» The records:
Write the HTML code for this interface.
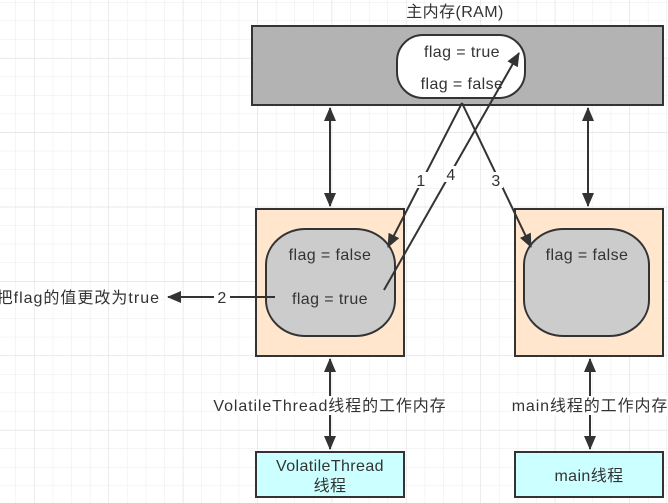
<!DOCTYPE html>
<html><head><meta charset="utf-8"><style>
html,body{margin:0;padding:0;background:#fff;}
svg{display:block;font-family:"Liberation Sans","Noto Sans CJK SC",sans-serif;}
text{font-size:16px;letter-spacing:0.4px;fill:#333;}
</style></head><body>
<svg width="668" height="503" viewBox="0 0 668 503" xmlns="http://www.w3.org/2000/svg">
<defs>
<pattern id="g" x="15.5" y="2" width="18.6" height="18.6" patternUnits="userSpaceOnUse">
<path d="M0 0H18.6M0 0V18.6" stroke="#ebebeb" stroke-width="1" fill="none"/>
</pattern>
<pattern id="G" x="34" y="58" width="74.4" height="74.4" patternUnits="userSpaceOnUse">
<path d="M0 0H74.4M0 0V74.4" stroke="#dedede" stroke-width="1" fill="none"/>
</pattern>
<marker id="ab" markerWidth="14" markerHeight="14" refX="13" refY="7" orient="auto-start-reverse" markerUnits="userSpaceOnUse" viewBox="0 0 14 14">
<path d="M0 1L14 7L0 13Z" fill="#333"/>
</marker>
</defs>
<rect width="668" height="503" fill="url(#g)"/>
<rect width="668" height="503" fill="url(#G)"/>

<text x="455" y="17" text-anchor="middle">主内存(RAM)</text>
<rect x="252" y="26" width="411" height="79" fill="#b3b3b3" stroke="#333" stroke-width="2"/>
<rect x="397" y="35" width="128" height="63" rx="26" fill="#fff" stroke="#333" stroke-width="2"/>
<text x="462" y="57" text-anchor="middle">flag = true</text>
<text x="462" y="89" text-anchor="middle">flag = false</text>

<rect x="256" y="209" width="148" height="147" fill="#ffe6cc" stroke="#333" stroke-width="2"/>
<rect x="266" y="229" width="129" height="107" rx="40" ry="36" fill="#ccc" stroke="#333" stroke-width="2"/>
<text x="330" y="260" text-anchor="middle">flag = false</text>
<text x="330" y="304" text-anchor="middle">flag = true</text>

<rect x="515" y="209" width="148" height="147" fill="#ffe6cc" stroke="#333" stroke-width="2"/>
<rect x="524" y="229" width="125" height="107" rx="40" ry="36" fill="#ccc" stroke="#333" stroke-width="2"/>
<text x="587" y="260" text-anchor="middle">flag = false</text>

<rect x="256" y="452" width="148" height="45" fill="#ccffff" stroke="#333" stroke-width="2"/>
<text x="330" y="471" text-anchor="middle">VolatileThread</text>
<text x="330" y="491" text-anchor="middle">线程</text>
<rect x="515" y="452" width="148" height="45" fill="#ccffff" stroke="#333" stroke-width="2"/>
<text x="589" y="481" text-anchor="middle">main线程</text>

<g stroke="#333" stroke-width="2" fill="none">
<line x1="330" y1="108" x2="330" y2="206" marker-start="url(#ab)" marker-end="url(#ab)"/>
<line x1="588" y1="108" x2="588" y2="206" marker-start="url(#ab)" marker-end="url(#ab)"/>
<line x1="330" y1="359" x2="330" y2="449" marker-start="url(#ab)" marker-end="url(#ab)"/>
<line x1="590" y1="359" x2="590" y2="449" marker-start="url(#ab)" marker-end="url(#ab)"/>
<line x1="462" y1="103" x2="388" y2="247" marker-end="url(#ab)"/>
<line x1="462" y1="103" x2="531" y2="247" marker-end="url(#ab)"/>
<line x1="384" y1="290" x2="519" y2="53" marker-end="url(#ab)"/>
<line x1="275" y1="297" x2="168" y2="297" marker-end="url(#ab)"/>
</g>
<rect x="214" y="289" width="16" height="17" fill="#fff"/>
<text x="222" y="303" text-anchor="middle">2</text>
<rect x="414" y="172" width="14" height="16" fill="#fff"/>
<text x="421" y="186" text-anchor="middle">1</text>
<rect x="444" y="166" width="14" height="16" fill="#fff"/>
<text x="451" y="180" text-anchor="middle">4</text>
<rect x="489" y="172" width="14" height="16" fill="#fff"/>
<text x="496" y="186" text-anchor="middle">3</text>
<text x="160" y="303" text-anchor="end" style="letter-spacing:1px">把flag的值更改为true</text>

<rect x="218" y="396" width="224" height="19" fill="#fff"/>
<text x="330" y="411" text-anchor="middle" style="letter-spacing:0.9px">VolatileThread线程的工作内存</text>
<rect x="514" y="396" width="154" height="19" fill="#fff"/>
<text x="590" y="411" text-anchor="middle" style="letter-spacing:0.9px">main线程的工作内存</text>
</svg>
</body></html>
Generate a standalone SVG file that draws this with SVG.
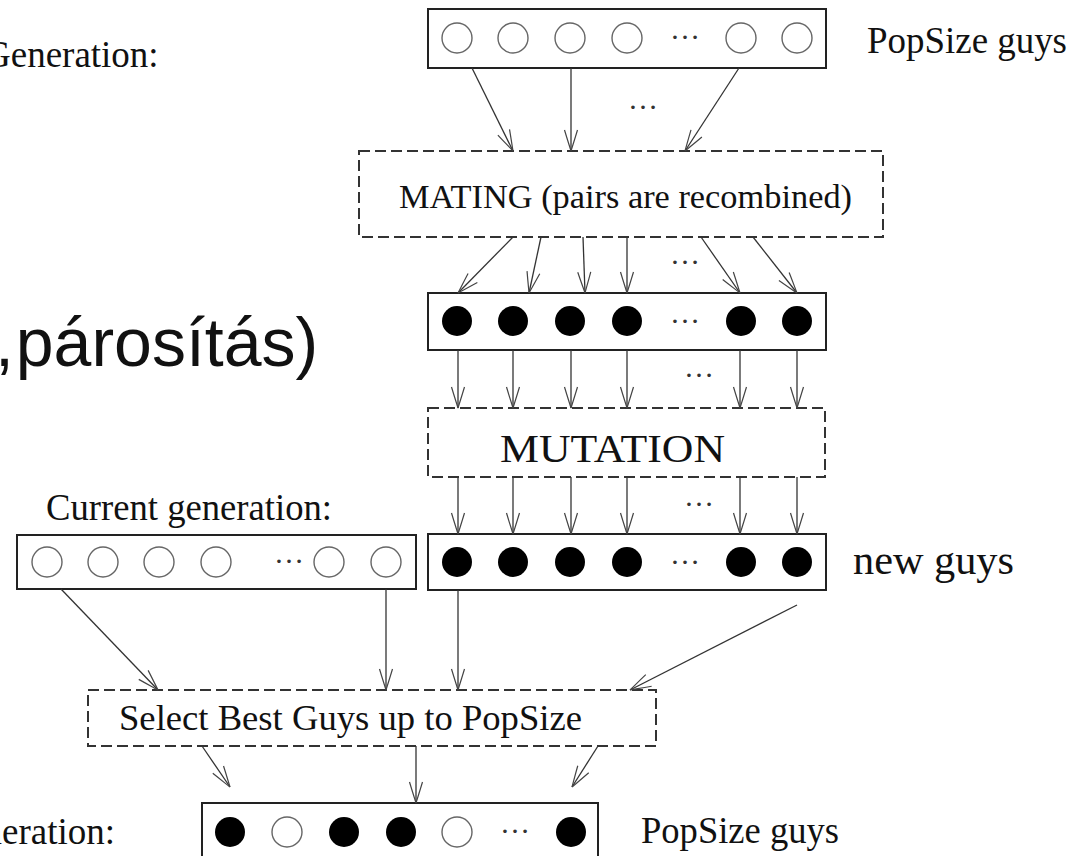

» What the task asks: Reproduce the listing above exactly, excluding all pictures.

» Result:
Write the HTML code for this interface.
<!DOCTYPE html>
<html><head><meta charset="utf-8"><style>
html,body{margin:0;padding:0;background:#fff;}
svg{display:block;font-family:"Liberation Sans","Noto Sans CJK SC",sans-serif;}
text{font-size:16px;letter-spacing:0.4px;fill:#333;}
</style></head><body>
<svg width="668" height="503" viewBox="0 0 668 503" xmlns="http://www.w3.org/2000/svg">
<defs>
<pattern id="g" x="15.5" y="2" width="18.6" height="18.6" patternUnits="userSpaceOnUse">
<path d="M0 0H18.6M0 0V18.6" stroke="#ebebeb" stroke-width="1" fill="none"/>
</pattern>
<pattern id="G" x="34" y="58" width="74.4" height="74.4" patternUnits="userSpaceOnUse">
<path d="M0 0H74.4M0 0V74.4" stroke="#dedede" stroke-width="1" fill="none"/>
</pattern>
<marker id="ab" markerWidth="14" markerHeight="14" refX="13" refY="7" orient="auto-start-reverse" markerUnits="userSpaceOnUse" viewBox="0 0 14 14">
<path d="M0 1L14 7L0 13Z" fill="#333"/>
</marker>
</defs>
<rect width="668" height="503" fill="url(#g)"/>
<rect width="668" height="503" fill="url(#G)"/>

<text x="455" y="17" text-anchor="middle">主内存(RAM)</text>
<rect x="252" y="26" width="411" height="79" fill="#b3b3b3" stroke="#333" stroke-width="2"/>
<rect x="397" y="35" width="128" height="63" rx="26" fill="#fff" stroke="#333" stroke-width="2"/>
<text x="462" y="57" text-anchor="middle">flag = true</text>
<text x="462" y="89" text-anchor="middle">flag = false</text>

<rect x="256" y="209" width="148" height="147" fill="#ffe6cc" stroke="#333" stroke-width="2"/>
<rect x="266" y="229" width="129" height="107" rx="40" ry="36" fill="#ccc" stroke="#333" stroke-width="2"/>
<text x="330" y="260" text-anchor="middle">flag = false</text>
<text x="330" y="304" text-anchor="middle">flag = true</text>

<rect x="515" y="209" width="148" height="147" fill="#ffe6cc" stroke="#333" stroke-width="2"/>
<rect x="524" y="229" width="125" height="107" rx="40" ry="36" fill="#ccc" stroke="#333" stroke-width="2"/>
<text x="587" y="260" text-anchor="middle">flag = false</text>

<rect x="256" y="452" width="148" height="45" fill="#ccffff" stroke="#333" stroke-width="2"/>
<text x="330" y="471" text-anchor="middle">VolatileThread</text>
<text x="330" y="491" text-anchor="middle">线程</text>
<rect x="515" y="452" width="148" height="45" fill="#ccffff" stroke="#333" stroke-width="2"/>
<text x="589" y="481" text-anchor="middle">main线程</text>

<g stroke="#333" stroke-width="2" fill="none">
<line x1="330" y1="108" x2="330" y2="206" marker-start="url(#ab)" marker-end="url(#ab)"/>
<line x1="588" y1="108" x2="588" y2="206" marker-start="url(#ab)" marker-end="url(#ab)"/>
<line x1="330" y1="359" x2="330" y2="449" marker-start="url(#ab)" marker-end="url(#ab)"/>
<line x1="590" y1="359" x2="590" y2="449" marker-start="url(#ab)" marker-end="url(#ab)"/>
<line x1="462" y1="103" x2="388" y2="247" marker-end="url(#ab)"/>
<line x1="462" y1="103" x2="531" y2="247" marker-end="url(#ab)"/>
<line x1="384" y1="290" x2="519" y2="53" marker-end="url(#ab)"/>
<line x1="275" y1="297" x2="168" y2="297" marker-end="url(#ab)"/>
</g>
<rect x="214" y="289" width="16" height="17" fill="#fff"/>
<text x="222" y="303" text-anchor="middle">2</text>
<rect x="414" y="172" width="14" height="16" fill="#fff"/>
<text x="421" y="186" text-anchor="middle">1</text>
<rect x="444" y="166" width="14" height="16" fill="#fff"/>
<text x="451" y="180" text-anchor="middle">4</text>
<rect x="489" y="172" width="14" height="16" fill="#fff"/>
<text x="496" y="186" text-anchor="middle">3</text>
<text x="160" y="303" text-anchor="end" style="letter-spacing:1px">把flag的值更改为true</text>

<rect x="218" y="396" width="224" height="19" fill="#fff"/>
<text x="330" y="411" text-anchor="middle" style="letter-spacing:0.9px">VolatileThread线程的工作内存</text>
<rect x="514" y="396" width="154" height="19" fill="#fff"/>
<text x="590" y="411" text-anchor="middle" style="letter-spacing:0.9px">main线程的工作内存</text>
</svg>
</body></html>
Generate a standalone SVG file that draws this with SVG.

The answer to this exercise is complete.